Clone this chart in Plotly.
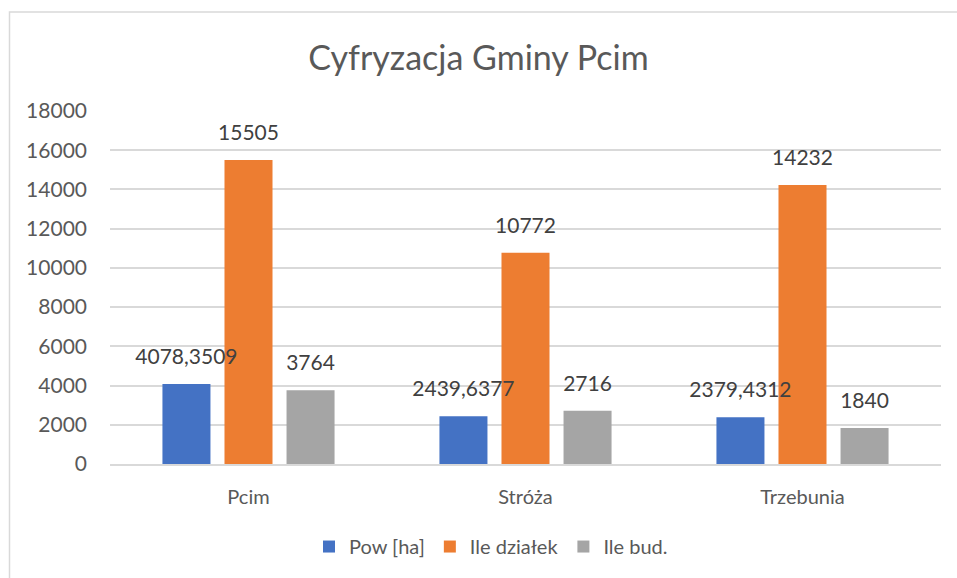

--

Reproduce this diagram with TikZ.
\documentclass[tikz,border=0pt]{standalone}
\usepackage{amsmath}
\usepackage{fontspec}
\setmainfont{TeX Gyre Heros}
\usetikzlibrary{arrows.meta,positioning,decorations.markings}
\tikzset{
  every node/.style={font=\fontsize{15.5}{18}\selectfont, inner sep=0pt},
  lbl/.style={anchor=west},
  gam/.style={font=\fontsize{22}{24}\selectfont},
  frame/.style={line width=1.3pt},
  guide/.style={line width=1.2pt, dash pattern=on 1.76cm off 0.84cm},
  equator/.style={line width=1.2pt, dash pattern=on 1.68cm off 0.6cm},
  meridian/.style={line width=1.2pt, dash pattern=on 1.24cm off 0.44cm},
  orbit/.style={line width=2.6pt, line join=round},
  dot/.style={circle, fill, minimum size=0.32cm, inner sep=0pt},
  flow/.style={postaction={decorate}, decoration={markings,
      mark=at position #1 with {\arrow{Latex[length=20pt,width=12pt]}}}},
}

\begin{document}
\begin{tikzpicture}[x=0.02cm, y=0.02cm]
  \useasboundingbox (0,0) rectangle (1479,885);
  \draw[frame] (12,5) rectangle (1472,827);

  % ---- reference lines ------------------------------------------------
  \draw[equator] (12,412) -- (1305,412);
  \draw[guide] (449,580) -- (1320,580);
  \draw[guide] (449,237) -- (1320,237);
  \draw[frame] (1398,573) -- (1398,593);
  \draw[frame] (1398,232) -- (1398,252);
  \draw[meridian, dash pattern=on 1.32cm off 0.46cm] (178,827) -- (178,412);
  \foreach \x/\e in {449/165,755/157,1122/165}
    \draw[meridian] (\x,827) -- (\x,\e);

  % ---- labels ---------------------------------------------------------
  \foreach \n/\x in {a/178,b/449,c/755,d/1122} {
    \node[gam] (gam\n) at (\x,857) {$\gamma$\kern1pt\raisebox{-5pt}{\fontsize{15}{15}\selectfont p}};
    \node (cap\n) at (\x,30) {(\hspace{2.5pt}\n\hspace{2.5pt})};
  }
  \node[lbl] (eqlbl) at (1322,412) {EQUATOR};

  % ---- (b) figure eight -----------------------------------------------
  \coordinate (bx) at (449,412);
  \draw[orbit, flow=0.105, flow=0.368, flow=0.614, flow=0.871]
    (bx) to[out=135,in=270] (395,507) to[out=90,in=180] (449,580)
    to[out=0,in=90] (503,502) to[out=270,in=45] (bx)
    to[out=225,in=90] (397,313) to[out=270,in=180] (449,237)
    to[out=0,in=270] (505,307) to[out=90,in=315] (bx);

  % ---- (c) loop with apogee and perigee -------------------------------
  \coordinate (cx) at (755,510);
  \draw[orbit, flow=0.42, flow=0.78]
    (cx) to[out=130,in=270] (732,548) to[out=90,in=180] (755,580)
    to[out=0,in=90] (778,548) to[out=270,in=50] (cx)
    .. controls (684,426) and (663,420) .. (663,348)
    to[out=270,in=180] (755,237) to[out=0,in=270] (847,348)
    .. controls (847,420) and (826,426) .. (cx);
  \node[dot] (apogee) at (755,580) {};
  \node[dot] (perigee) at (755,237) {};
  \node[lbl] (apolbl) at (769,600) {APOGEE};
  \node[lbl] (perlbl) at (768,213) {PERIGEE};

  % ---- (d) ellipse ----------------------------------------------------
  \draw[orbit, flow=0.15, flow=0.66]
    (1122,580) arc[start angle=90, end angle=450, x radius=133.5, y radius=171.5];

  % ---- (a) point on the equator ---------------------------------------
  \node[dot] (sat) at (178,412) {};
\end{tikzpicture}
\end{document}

▸ Aim
How many of the lines above contain the string "this"? Give the number only.

▸ Finished task
2